AIM:
Starting with the line that contains "Clone this chart in Plotly." and stopping after the line that contains "fig = go.Figure()", output every line exactly as it stands.

Start INFORMATION PROVIDED

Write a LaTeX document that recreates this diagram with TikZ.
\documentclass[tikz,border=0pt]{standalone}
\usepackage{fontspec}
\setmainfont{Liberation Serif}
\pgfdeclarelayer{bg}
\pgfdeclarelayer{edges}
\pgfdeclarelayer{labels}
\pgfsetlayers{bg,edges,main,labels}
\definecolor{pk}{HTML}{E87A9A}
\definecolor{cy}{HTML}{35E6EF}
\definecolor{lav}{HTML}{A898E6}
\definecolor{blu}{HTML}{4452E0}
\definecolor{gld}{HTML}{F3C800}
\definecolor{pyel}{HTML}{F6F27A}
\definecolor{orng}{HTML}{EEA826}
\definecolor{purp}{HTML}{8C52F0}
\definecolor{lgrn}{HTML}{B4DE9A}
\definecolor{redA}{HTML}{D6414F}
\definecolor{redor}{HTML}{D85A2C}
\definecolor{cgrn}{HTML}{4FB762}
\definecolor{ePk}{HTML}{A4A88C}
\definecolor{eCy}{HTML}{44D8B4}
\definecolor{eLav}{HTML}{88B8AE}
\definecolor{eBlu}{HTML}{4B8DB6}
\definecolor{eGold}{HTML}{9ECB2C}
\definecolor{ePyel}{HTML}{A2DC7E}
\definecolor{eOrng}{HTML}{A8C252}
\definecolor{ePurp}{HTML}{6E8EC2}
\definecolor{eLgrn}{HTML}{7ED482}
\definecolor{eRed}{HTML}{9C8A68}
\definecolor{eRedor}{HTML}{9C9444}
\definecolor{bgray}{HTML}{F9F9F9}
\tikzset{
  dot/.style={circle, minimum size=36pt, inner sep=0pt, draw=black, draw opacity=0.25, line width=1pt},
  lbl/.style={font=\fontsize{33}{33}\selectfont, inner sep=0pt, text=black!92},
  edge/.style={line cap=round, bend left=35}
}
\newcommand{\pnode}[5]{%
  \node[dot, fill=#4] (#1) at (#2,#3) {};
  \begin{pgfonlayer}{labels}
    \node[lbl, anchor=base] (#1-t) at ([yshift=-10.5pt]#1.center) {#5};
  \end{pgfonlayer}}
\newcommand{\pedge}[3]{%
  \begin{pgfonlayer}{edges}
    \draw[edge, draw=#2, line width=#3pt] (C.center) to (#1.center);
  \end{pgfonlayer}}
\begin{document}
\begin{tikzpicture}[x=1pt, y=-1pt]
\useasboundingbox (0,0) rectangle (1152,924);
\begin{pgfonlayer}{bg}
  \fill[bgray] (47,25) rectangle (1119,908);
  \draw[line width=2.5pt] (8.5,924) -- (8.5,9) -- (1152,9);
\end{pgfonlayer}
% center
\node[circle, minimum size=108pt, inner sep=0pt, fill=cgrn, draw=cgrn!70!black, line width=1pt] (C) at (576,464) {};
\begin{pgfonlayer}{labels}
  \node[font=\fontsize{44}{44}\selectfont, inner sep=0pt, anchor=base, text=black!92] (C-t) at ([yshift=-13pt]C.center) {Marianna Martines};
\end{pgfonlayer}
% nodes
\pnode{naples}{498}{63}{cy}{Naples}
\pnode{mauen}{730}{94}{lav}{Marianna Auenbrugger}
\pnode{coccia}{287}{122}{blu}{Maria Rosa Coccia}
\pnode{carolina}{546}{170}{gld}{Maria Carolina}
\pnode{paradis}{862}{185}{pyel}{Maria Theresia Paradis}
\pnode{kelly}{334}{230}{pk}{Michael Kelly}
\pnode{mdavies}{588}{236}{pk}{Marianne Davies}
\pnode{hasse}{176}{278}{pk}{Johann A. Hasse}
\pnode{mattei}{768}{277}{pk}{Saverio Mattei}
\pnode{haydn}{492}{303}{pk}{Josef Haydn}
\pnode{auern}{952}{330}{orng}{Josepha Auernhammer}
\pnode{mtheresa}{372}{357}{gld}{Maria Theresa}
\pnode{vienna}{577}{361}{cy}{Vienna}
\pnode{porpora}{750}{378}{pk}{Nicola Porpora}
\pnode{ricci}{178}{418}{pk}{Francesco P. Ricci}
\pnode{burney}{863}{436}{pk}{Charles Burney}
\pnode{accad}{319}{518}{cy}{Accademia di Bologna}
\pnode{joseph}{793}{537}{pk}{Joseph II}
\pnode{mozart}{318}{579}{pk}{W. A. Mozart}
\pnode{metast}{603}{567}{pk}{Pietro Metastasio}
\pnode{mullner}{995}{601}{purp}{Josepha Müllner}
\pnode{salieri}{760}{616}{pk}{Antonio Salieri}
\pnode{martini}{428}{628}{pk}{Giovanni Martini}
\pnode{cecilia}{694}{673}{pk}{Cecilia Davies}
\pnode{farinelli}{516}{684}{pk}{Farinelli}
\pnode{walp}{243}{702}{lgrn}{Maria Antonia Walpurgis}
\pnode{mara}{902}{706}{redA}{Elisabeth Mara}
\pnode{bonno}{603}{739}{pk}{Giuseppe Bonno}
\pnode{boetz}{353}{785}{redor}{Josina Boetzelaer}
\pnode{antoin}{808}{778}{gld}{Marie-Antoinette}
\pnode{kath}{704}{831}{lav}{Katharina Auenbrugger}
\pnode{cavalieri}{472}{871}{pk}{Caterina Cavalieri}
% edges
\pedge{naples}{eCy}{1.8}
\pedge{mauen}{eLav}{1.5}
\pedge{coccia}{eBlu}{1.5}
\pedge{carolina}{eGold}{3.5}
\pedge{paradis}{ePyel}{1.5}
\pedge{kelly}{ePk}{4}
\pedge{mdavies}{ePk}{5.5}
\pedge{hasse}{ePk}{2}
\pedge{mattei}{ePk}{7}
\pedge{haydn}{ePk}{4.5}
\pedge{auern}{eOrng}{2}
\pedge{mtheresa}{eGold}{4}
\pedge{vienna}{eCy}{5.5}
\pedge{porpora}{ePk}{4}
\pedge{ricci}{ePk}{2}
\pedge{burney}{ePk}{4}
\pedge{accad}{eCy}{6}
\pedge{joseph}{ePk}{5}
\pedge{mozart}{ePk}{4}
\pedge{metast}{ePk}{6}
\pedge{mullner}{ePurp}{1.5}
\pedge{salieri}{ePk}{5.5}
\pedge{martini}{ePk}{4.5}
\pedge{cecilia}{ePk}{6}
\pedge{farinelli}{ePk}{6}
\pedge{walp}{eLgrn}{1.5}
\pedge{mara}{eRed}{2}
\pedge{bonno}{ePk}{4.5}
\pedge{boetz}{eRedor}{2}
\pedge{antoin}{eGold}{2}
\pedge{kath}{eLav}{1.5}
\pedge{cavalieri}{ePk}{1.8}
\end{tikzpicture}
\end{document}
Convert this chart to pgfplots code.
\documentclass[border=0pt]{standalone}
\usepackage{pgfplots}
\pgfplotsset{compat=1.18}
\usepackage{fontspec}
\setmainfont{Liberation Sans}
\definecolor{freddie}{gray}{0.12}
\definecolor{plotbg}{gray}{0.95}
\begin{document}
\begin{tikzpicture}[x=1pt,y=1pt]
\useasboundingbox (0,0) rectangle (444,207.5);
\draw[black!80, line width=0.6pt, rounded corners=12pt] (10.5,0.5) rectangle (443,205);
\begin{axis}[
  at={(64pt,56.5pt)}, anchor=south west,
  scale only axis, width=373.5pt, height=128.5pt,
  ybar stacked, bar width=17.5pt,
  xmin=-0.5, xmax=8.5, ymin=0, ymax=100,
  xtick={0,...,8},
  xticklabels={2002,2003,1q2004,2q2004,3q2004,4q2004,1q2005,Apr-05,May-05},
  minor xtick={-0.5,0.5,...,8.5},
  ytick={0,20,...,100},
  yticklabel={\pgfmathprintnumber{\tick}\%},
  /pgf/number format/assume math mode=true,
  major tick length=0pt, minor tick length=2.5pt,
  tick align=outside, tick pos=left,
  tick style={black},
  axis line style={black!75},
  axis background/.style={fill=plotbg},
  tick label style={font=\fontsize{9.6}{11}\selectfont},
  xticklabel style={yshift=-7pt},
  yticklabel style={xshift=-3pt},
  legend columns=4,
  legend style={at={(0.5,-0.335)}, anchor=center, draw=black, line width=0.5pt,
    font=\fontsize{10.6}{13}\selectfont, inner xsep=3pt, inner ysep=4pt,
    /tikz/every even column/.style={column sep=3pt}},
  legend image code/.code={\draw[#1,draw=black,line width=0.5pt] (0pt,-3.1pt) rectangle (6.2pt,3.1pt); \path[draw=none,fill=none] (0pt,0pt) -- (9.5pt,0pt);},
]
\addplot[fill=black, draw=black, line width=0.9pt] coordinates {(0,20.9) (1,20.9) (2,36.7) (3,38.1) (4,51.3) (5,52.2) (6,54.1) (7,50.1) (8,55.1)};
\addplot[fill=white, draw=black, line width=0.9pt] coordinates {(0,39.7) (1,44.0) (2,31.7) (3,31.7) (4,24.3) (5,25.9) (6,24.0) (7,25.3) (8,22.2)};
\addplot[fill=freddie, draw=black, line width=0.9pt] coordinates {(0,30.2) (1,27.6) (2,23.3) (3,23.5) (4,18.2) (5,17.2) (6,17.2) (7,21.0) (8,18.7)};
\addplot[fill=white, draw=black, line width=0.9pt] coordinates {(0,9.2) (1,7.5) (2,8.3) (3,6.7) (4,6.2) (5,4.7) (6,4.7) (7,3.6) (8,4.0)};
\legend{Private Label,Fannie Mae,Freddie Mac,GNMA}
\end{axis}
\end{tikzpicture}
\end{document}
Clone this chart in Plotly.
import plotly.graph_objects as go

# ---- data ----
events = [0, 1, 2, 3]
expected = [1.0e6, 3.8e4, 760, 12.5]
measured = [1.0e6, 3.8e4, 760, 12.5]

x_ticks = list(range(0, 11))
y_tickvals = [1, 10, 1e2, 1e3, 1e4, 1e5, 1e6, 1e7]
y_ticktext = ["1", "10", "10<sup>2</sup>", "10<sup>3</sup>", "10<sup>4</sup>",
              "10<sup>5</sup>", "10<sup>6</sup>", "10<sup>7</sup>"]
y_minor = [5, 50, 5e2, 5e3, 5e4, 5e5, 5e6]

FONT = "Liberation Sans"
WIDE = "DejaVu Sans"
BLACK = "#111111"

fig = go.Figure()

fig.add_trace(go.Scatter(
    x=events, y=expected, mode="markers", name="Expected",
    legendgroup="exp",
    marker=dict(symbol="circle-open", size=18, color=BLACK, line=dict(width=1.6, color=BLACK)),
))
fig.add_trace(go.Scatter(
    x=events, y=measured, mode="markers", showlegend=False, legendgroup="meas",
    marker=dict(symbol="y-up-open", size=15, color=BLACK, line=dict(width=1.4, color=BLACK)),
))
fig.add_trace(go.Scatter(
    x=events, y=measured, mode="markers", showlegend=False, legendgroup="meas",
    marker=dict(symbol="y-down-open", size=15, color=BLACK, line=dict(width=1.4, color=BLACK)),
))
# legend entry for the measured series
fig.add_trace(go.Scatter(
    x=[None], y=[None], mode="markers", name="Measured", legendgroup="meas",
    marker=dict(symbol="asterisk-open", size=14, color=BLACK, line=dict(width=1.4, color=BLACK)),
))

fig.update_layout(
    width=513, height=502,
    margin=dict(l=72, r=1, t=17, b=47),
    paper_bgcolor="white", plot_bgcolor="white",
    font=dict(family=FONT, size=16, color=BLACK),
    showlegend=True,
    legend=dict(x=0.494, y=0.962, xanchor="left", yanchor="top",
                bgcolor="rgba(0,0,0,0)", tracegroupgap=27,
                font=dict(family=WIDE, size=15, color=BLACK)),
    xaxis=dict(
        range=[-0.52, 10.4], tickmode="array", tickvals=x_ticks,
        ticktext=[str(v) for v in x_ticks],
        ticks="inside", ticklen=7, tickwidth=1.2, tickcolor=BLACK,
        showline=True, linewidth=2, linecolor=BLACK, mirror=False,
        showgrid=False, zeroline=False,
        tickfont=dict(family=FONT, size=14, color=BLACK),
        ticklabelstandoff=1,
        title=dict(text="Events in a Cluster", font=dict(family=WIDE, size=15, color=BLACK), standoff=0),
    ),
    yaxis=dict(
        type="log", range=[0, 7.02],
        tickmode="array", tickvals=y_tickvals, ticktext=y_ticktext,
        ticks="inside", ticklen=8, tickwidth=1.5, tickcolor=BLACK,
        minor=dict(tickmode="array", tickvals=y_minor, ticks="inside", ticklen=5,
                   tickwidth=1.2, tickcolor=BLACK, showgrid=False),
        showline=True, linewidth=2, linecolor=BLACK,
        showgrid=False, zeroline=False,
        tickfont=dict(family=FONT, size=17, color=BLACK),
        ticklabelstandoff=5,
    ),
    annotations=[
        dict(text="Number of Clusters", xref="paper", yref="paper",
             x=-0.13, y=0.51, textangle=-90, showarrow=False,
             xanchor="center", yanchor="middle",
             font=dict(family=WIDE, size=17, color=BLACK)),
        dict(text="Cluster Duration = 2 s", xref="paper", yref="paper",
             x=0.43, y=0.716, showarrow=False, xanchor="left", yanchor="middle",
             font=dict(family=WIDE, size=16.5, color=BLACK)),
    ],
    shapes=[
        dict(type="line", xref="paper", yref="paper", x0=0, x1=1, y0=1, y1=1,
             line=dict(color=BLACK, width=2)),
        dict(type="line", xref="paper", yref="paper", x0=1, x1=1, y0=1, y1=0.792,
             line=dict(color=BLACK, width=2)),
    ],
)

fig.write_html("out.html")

End INFORMATION PROVIDED

THE COMPLETED TASK:
Clone this chart in Plotly.
import plotly.graph_objects as go

# ---- data ----
events = [0, 1, 2, 3]
expected = [1.0e6, 3.8e4, 760, 12.5]
measured = [1.0e6, 3.8e4, 760, 12.5]

x_ticks = list(range(0, 11))
y_tickvals = [1, 10, 1e2, 1e3, 1e4, 1e5, 1e6, 1e7]
y_ticktext = ["1", "10", "10<sup>2</sup>", "10<sup>3</sup>", "10<sup>4</sup>",
              "10<sup>5</sup>", "10<sup>6</sup>", "10<sup>7</sup>"]
y_minor = [5, 50, 5e2, 5e3, 5e4, 5e5, 5e6]

FONT = "Liberation Sans"
WIDE = "DejaVu Sans"
BLACK = "#111111"

fig = go.Figure()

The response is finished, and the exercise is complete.